Il bio, in vetta alle classifiche per l’eccellenza d’Italia

Fin troppo spesso, in questi anni di crisi, abbiamo sentito espressioni come “fanalino di coda” o “tra gli ultimi della classe” in riferimento alle performance del nostro Paese. Nel campo dell’agricoltura biologica, come in pochi altri, è vero invece il contrario. Lo confermano i dati di un report diffuso al salone internazionale del biologico di Norimberga.

I numeri, riferiti all’anno 2015, certificano l’ottimo stato di salute del bio in tutto il mondo: il mercato vale più di 80 miliardi a livello globale, con 50,9 milioni di ettari di terre coltivate (in crescita del 14,7% rispetto al 2014) e 2,4 milioni di operatori (+7,2% rispetto al 2014).

Nella classifica generale, l’agricoltura italiana spicca in positivo. Il nostro Paese è infatti al secondo posto in Europa per ettari coltivati (1,49 milioni) e per numero di produttori (oltre 52mila), con un trend in crescita del 15%. Le aziende certificate rappresentano il 3,6% del totale, per un giro d’affari di circa 3 miliardi.

Eppure la politica si muove con estenuante ritardo. Da quasi quattro anni giace in Parlamento il Testo unico sul biologico, che si conta di veder approvare alla Camera entro questo mese. Tra i suoi aspetti qualificanti (estesi anche alla biodinamica), la previsione di fondi destinati alla ricerca e alla sperimentazione e l’attenzione alla formazione degli operatori.

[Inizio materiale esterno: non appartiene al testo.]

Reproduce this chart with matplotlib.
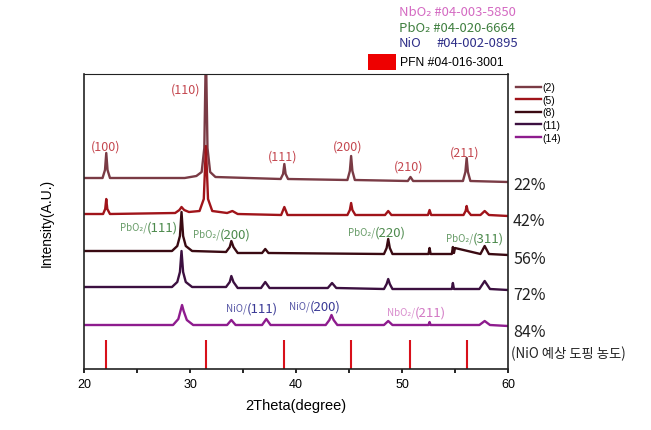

Sono novità a lungo attese da chi crede che l’agricoltura abbia funzione strategica nella tutela ambientale. Sostenibilità per l’ambiente e sicurezza alimentare per i consumatori restano infatti i primi obiettivi a cui improntare lo sviluppo non solo del biologico, ma dell’agricoltura in generale.

Ben vengano, a tal fine, gli incentivi economici diretti, ma non dimentichiamo che molto si può ottenere anche sul piano burocratico, semplificando e uniformando le procedure (e gli enti) di certificazione ed evitando che i relativi costi ricadano sull’azienda che vi si sottopone.